Emotional eating, binge eating, stress eating, overeating — chances are you’ve heard all of these phrases before. They are used interchangeably, but they shouldn’t be. Why? Because emotional eating can look different depending on the individual.
“Our relationship with food is so personal, and whether or not we eat emotionally is for us to decide. If it’s an issue for you and you want to change it, I can help,” says McCreery.
Is emotional eating normal?
“Emotional eating is using food to cope with feelings. Ninety-nine percent of us do it,” says McCreery. “There’s nothing wrong with you if you are in that group. The real question I like to ask is, ‘Is this behavior causing problems in your life?’
If it is, and you feel out of control with it, then that’s a place to start.” McCreery, who believes strongly that real change needs to come from within. Her mission is not to “fix” her clients, but to empower them to make decisions around food and lifestyle that feel good to them. What works for one person might not for another. This is where her customized coaching approach comes in.
Emotional eating or ‘hidden hunger’?
The Hidden Hungers quiz, created by McCreery, guides people toward the underlying source of their eating behaviors. In other words, it answers the question: Is food actually what we are hungry for, or is it something else?

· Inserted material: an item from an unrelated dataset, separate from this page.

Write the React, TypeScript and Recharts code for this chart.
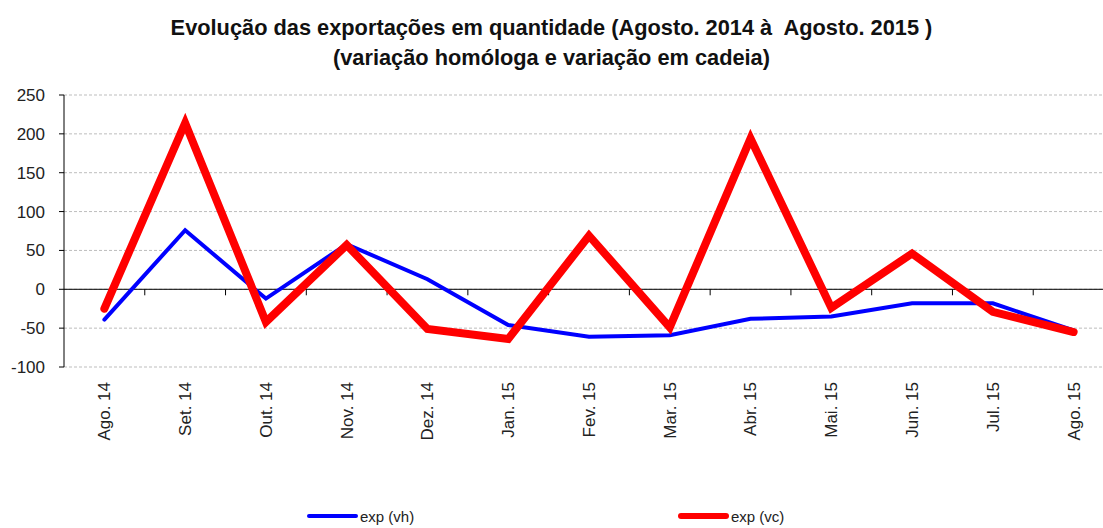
import React from "react";
import { LineChart, Line, XAxis, YAxis, CartesianGrid, ReferenceLine, Legend } from "recharts";

const months = [
  "Ago. 14", "Set. 14", "Out. 14", "Nov. 14", "Dez. 14", "Jan. 15", "Fev. 15",
  "Mar. 15", "Abr. 15", "Mai. 15", "Jun. 15", "Jul. 15", "Ago. 15",
];
const expVh = [-39, 76, -12, 58, 13, -46, -61, -59, -38, -35, -18, -18, -53];
const expVc = [-25, 214, -42, 57, -51, -64, 69, -49, 194, -24, 46, -29, -55];
const yTicks = [-100, -50, 0, 50, 100, 150, 200, 250];

const data = months.map((m, i) => ({ name: m, vh: expVh[i], vc: expVc[i] }));

const titleFont = "Arial, 'Liberation Sans', sans-serif";
const axisFont = "Arial, 'Liberation Sans', sans-serif";

// zero line with small tick marks at the category boundaries
const ZeroAxis = (props: any) => {
  const { x1, x2, y1 } = props;
  const step = (x2 - x1) / months.length;
  const marks = [];
  for (let k = 1; k < months.length; k++) {
    const x = x1 + step * k;
    marks.push(<line key={k} x1={x} x2={x} y1={y1} y2={y1 + 6} stroke="#000" strokeWidth={1} />);
  }
  return (
    <g>
      <line x1={x1} x2={x2} y1={y1} y2={y1} stroke="#000" strokeWidth={1} />
      {marks}
    </g>
  );
};

const MonthTick = ({ x, y, payload }: any) => (
  <g transform={`translate(${x},${y})`}>
    <text transform="rotate(-90)" textAnchor="end" dy="0.35em" fontSize={17} fill="#222" fontFamily={axisFont}>
      {payload.value}
    </text>
  </g>
);

const LegendBox = () => (
  <div style={{ position: "relative", width: 1103, height: 20, fontFamily: axisFont, fontSize: 15, color: "#222" }}>
    {[
      { left: 307, color: "#0000ff", h: 4, label: "exp (vh)" },
      { left: 678, color: "#ff0000", h: 6, label: "exp (vc)" },
    ].map((it) => (
      <div key={it.label} style={{ position: "absolute", left: it.left, top: 0, display: "flex", alignItems: "center", height: 20 }}>
        <div style={{ width: 51, height: it.h, background: it.color, borderRadius: it.h }} />
        <span style={{ marginLeft: 2 }}>{it.label}</span>
      </div>
    ))}
  </div>
);

export default function App() {
  return (
    <div style={{ position: "absolute", left: 0, top: 0, width: 1103, height: 528, overflow: "hidden", background: "#fff" }}>
      <div style={{ position: "absolute", left: 0, top: 13, width: 1103, textAlign: "center", fontFamily: titleFont, fontWeight: "bold", fontSize: 22, lineHeight: "30px", color: "#111", transform: "scaleX(0.99)", transformOrigin: "551px 0" }}>
        <div>Evolução das exportações em quantidade (Agosto. 2014 à&nbsp; Agosto. 2015 )</div>
        <div>(variação homóloga e variação em cadeia)</div>
      </div>
      <LineChart width={1116} height={528} data={data} margin={{ top: 95, right: 2, bottom: 61, left: 4 }}>
        <CartesianGrid vertical={false} stroke="#bdbdbd" strokeDasharray="3 2" />
        <XAxis
          dataKey="name"
          scale="band"
          axisLine={false}
          tickLine={false}
          tickSize={0}
          tickMargin={15}
          interval={0}
          height={80}
          tick={<MonthTick />}
        />
        <YAxis
          domain={[-100, 250]}
          ticks={yTicks}
          width={60}
          interval={0}
          axisLine={{ stroke: "#000" }}
          tickLine={{ stroke: "#000" }}
          tickSize={5}
          tickMargin={14}
          tick={{ fontSize: 17, fill: "#222", fontFamily: axisFont }}
        />
        <ReferenceLine y={0} shape={<ZeroAxis />} />
        <Line dataKey="vh" name="exp (vh)" stroke="#0000ff" strokeWidth={4} dot={false} strokeLinecap="round" isAnimationActive={false} />
        <Line dataKey="vc" name="exp (vc)" stroke="#ff0000" strokeWidth={8} dot={false} strokeLinecap="round" isAnimationActive={false} />
        <Legend content={<LegendBox />} wrapperStyle={{ top: 506, left: 0, width: 1103 }} />
      </LineChart>
    </div>
  );
}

I took it, and as it turns out, my hidden hunger is stress relief. I eat to zone out. I eat to escape. Sometimes, I eat without even tasting my food. For me, mindless eating is a way to cope with stress. I wouldn’t say it’s a problem, but I’m ready to find other means of stress-relief. (I recently started tap dancing, and it seems to be working.) The point is, I used to think my eating was about sadness, or anger, or boredom. And sometimes it is! But most of the time what I’m truly hungry for is less stress, not that bag of Doritos.
Ultimately, whether or not you engage in emotional eating is something only you can determine — and whether or not it’s a problem is up to you to decide. Likewise, how you choose to confront it, if you do decide it’s something you want to change, is in your hands. Be honest with yourself and your body, and realize that you are the one in control. The end goal is to feel great not just about what you see in the mirror, but about who you are inside: a fabulous, powerful woman.